Doordat Gonga en Bart vaak wegdrijven uit het verhaal, voelt de film eerder als een docufictie dan als een drama. Tbilisi blijkt de eigenlijke hoofdpersoon. Kotetishvili benadert de stedelingen met tederheid. Ondanks de precieze kaders geeft hij ruimte aan hun tics en eigenaardigheden. Een stokoude drummer toont op zijn dooie gemak zijn kunsten als terugkerend personage. Het stadsportret culmineert in een mosh pit, waarin mensen in slow motion op elkaar inbeuken op een totaal ander nummer. Het voelt aandoenlijk door de focus op de muziekbeleving.

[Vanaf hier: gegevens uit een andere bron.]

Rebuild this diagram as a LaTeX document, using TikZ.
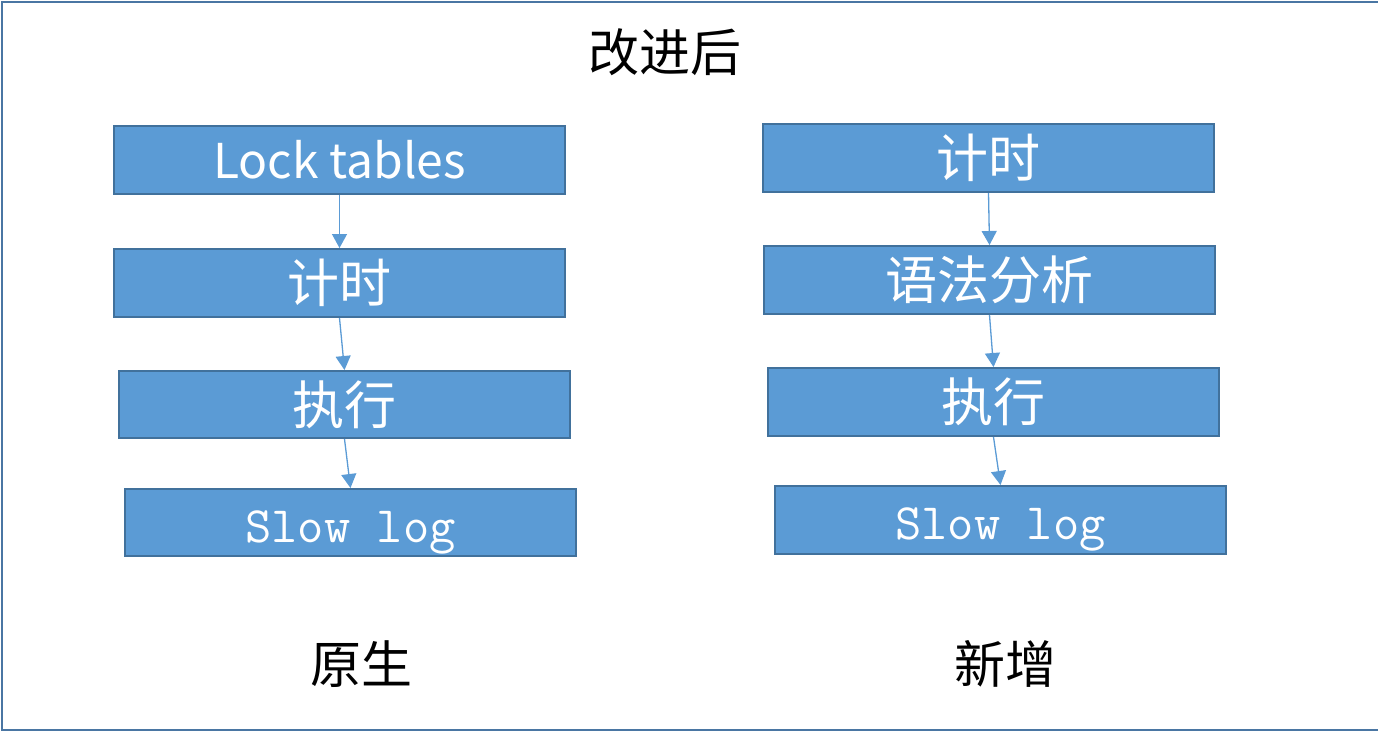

De meanderende vertelling schetst een mozaïek van verschillende groepen in Georgië. Gonga leert een Roma-meisje kennen, hun verhouding balancerend tussen romantiek en vriendschap, beïnvloed door sociale tegenstellingen. De positie van transpersonen behandelt Kotetishvili via Bart, gespeeld door transman Nikolo Ghviniashvili, een voorvechter van erkenning in Georgië. Toch blijven al deze korte portretten steken bij het aanstippen van maatschappelijke thema's, zonder ze echt uit te diepen of te laten zien hoe de inwoners zich ertoe verhouden.

Wel zweeft een weemoed door de straten dankzij de ietwat vale beelden waarin het neonlicht van de kruizen voor de meeste kleur zorgt. Het geeft de droom van een beter leven - als de verkoop een keer wil vlotten - een melancholische ondertoon. Tegelijkertijd observeert Kotetishvili met humor. Gonga en Bart houden wel van een geintje, zeker wanneer ze rondstruinen op de schroothoop. Wanneer Bart onvermijdelijk in de problemen komt met twee schurken die nog geld van hem krijgen, levert dat een voor hem persoonlijk pijnlijk, maar alsnog droogkomisch tafereel op.

Financiële problemen drijven Gonga en Bart uiteindelijk uit elkaar. Toch vormden ze even een koddig duo. Gonga, het brein achter het lumineuze idee van de kruizen, draagt prominent een shirt van de punkband Misfits, maar blijft altijd kalm. Bart is onverantwoordelijker, maar altijd met een gelatenheid. Kotetishvili filmt op gepaste afstand hoe ze samen brood, kaas en rauwkost als avondmaaltijd hebben, wat vertederend aanvoelt in al zijn eenvoud. Maar in deze losse film is de ware constante de voelbare liefde voor Tbilisi en haar mensen.